Bellevue is just across the lake from Seattle, though Bellevue, known as an affluent suburb with high-end homes, is more expensive: Compare Bellevue’s median sale price of $858,000 with $630,000 in the city of Seattle. Both cities experienced a real estate frenzy in 2017 and the first half of 2018, followed by a slowdown at the end of last year.

Prices in Seattle proper were up year over year every month from April 2012 through December 2018 before falling 10 percent in the first month of 2019. Prices in Bellevue, which fell 6.2 percent in January, have followed a similar trend, though the suburb has experienced a bit more fluctuation.

year-over-year price growth in Seattle and Bellevue

In both cities, homes were flying off the market in the beginning of last year. In Bellevue, the typical home that sold in May 2018 had been on the market for just six days, compared to seven in Seattle. Since then, the number has risen in both cities, to 42 in Bellevue and 47 in Seattle for January 2019.

Supply is a similar story. Inventory dropped year over year throughout 2017 in both Bellevue and Seattle before starting to rise in the beginning of 2018.

Inventory growth in Seattle and Bellevue

“The extremely low inventory at the end of 2017 and beginning of 2018 created a real estate frenzy in Bellevue,” said Kelly-Billings. “But with the correction that has happened since then, buyers and sellers are both a bit nervous.
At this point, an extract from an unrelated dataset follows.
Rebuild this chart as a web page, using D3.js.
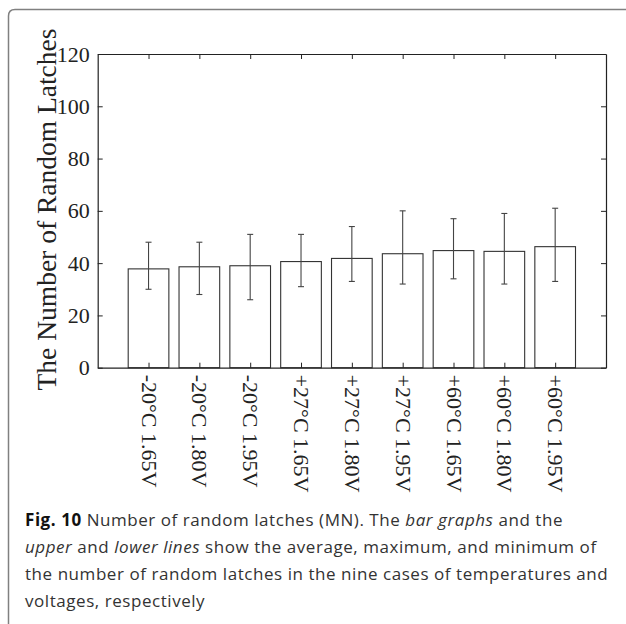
<!DOCTYPE html>
<html>
<head>
<meta charset="utf-8">
<script src="https://cdn.jsdelivr.net/npm/d3@7"></script>
<style>
    html, body { margin: 0; padding: 0; background: #fff; }
    svg { display: block; }
</style>
</head>
<body>
<div id="chart"></div>
<script>
const categories = [
    '-20°C 1.65V', '-20°C 1.80V', '-20°C 1.95V',
    '+27°C 1.65V', '+27°C 1.80V', '+27°C 1.95V',
    '+60°C 1.65V', '+60°C 1.80V', '+60°C 1.95V',
];
const averages = [37.8, 38.6, 39.0, 40.6, 41.8, 43.6, 44.8, 44.5, 46.3];
const maximums = [48, 48, 51, 51, 54, 60, 57, 59, 61];
const minimums = [30, 28, 26, 31, 33, 32, 34, 32, 33];
const yTicks = [0, 20, 40, 60, 80, 100, 120];
const yLabel = 'The Number of Random Latches';

// caption lines, each as a list of [text, style] runs
const captionLines = [
    [['Fig. 10', 'bold'], [' Number of random latches (MN). The ', ''], ['bar graphs', 'italic'], [' and the', '']],
    [['upper', 'italic'], [' and ', ''], ['lower lines', 'italic'], [' show the average, maximum, and minimum of', '']],
    [['the number of random latches in the nine cases of temperatures and', '']],
    [['voltages, respectively', '']],
];

const width = 626;
const height = 624;
const plot = { left: 97.7, right: 606, top: 54, bottom: 367.7 };
const serif = '"Liberation Serif", "Times New Roman", serif';
const sans = '"Open Sans", "Noto Sans", sans-serif';

const svg = d3.select('#chart').append('svg')
    .attr('width', width)
    .attr('height', height);

// rounded frame around figure + caption
svg.append('path')
    .attr('d', 'M8.5,' + (height + 5) + ' L8.5,16 Q8.5,9.5 15,9.5 L' + (width + 5) + ',9.5')
    .attr('fill', 'none')
    .attr('stroke', '#808080')
    .attr('stroke-width', 1.5);

const x = d3.scaleLinear().domain([0, categories.length + 1]).range([plot.left, plot.right]);
const y = d3.scaleLinear().domain([0, 120]).range([plot.bottom, plot.top]);
const barWidth = (x(1) - x(0)) * 0.8;
const idx = categories.map((d, i) => i + 1);

const g = svg.append('g');

// bars
g.selectAll('.bar')
    .data(averages)
    .enter()
    .append('rect')
    .attr('class', 'bar')
    .attr('x', (d, i) => x(i + 1) - barWidth / 2)
    .attr('y', (d) => y(d))
    .attr('width', barWidth)
    .attr('height', (d) => y(0) - y(d))
    .attr('fill', '#fff')
    .attr('stroke', '#333')
    .attr('stroke-width', 1.1);

// error bars
const err = g.selectAll('.err')
    .data(idx)
    .enter()
    .append('g')
    .attr('class', 'err')
    .attr('stroke', '#444')
    .attr('stroke-width', 1.1);

err.append('line')
    .attr('x1', (d) => x(d))
    .attr('x2', (d) => x(d))
    .attr('y1', (d) => y(maximums[d - 1]))
    .attr('y2', (d) => y(minimums[d - 1]));
[maximums, minimums].forEach((vals) => {
    err.append('line')
        .attr('x1', (d) => x(d) - 3)
        .attr('x2', (d) => x(d) + 3)
        .attr('y1', (d) => y(vals[d - 1]))
        .attr('y2', (d) => y(vals[d - 1]));
});

// axes (box with inward ticks)
const axisStyle = (sel) => {
    sel.select('.domain').attr('stroke', '#222').attr('stroke-width', 1.2);
    sel.selectAll('.tick line').attr('stroke', '#222').attr('stroke-width', 1);
};

const xBottom = g.append('g')
    .attr('transform', 'translate(0,' + plot.bottom + ')')
    .call(d3.axisBottom(x).tickValues(idx).tickSizeInner(-5).tickSizeOuter(0).tickFormat(''))
    .call(axisStyle);
g.append('g')
    .attr('transform', 'translate(0,' + plot.top + ')')
    .call(d3.axisTop(x).tickValues(idx).tickSizeInner(-5).tickSizeOuter(0).tickFormat(''))
    .call(axisStyle);
const yLeft = g.append('g')
    .attr('transform', 'translate(' + plot.left + ',0)')
    .call(d3.axisLeft(y).tickValues(yTicks).tickSizeInner(-5).tickSizeOuter(0).tickPadding(8))
    .call(axisStyle);
g.append('g')
    .attr('transform', 'translate(' + plot.right + ',0)')
    .call(d3.axisRight(y).tickValues(yTicks).tickSizeInner(-5).tickSizeOuter(0).tickFormat(''))
    .call(axisStyle);

yLeft.selectAll('.tick text')
    .attr('font-family', serif)
    .attr('font-size', 22)
    .attr('fill', '#222');

// rotated category labels
xBottom.selectAll('.tick')
    .append('text')
    .text((d) => categories[d - 1])
    .attr('transform', 'translate(0,7) rotate(90)')
    .attr('dominant-baseline', 'central')
    .attr('text-anchor', 'start')
    .attr('font-family', serif)
    .attr('font-size', 22)
    .attr('fill', '#222');

svg.append('text')
    .text(yLabel)
    .attr('transform', 'translate(56,' + 209.5 + ') rotate(-90)')
    .attr('text-anchor', 'middle')
    .attr('font-family', serif)
    .attr('font-size', 27.5)
    .attr('fill', '#222');

// caption
const caption = svg.append('g')
    .attr('font-family', sans)
    .attr('font-size', 17)
    .attr('letter-spacing', 0.55)
    .attr('fill', '#333');

captionLines.forEach((runs, i) => {
    const t = caption.append('text')
        .attr('x', 25)
        .attr('y', 526 + i * 27)
        .attr('xml:space', 'preserve');
    runs.forEach((run) => {
        t.append('tspan')
            .text(run[0])
            .attr('font-weight', run[1] === 'bold' ? 700 : null)
            .attr('font-style', run[1] === 'italic' ? 'italic' : null)
            .attr('fill', run[1] === 'bold' ? '#111' : null);
    });
});
</script>
</body>
</html>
Some sellers are waiting to put their homes on the market because prices have been stagnant, and buyers have been wary because they don’t know where the market is going.”

But Kelly-Billings said she’s confident Bellevue’s housing market will remain robust, especially because of the number of high-paying jobs coming to Seattle’s eastern suburbs. “The market is healthy and getting healthier,” she said. “Microsoft and Amazon are staying put, which helps create a real estate market on the Eastside that can withstand other fluctuating conditions.”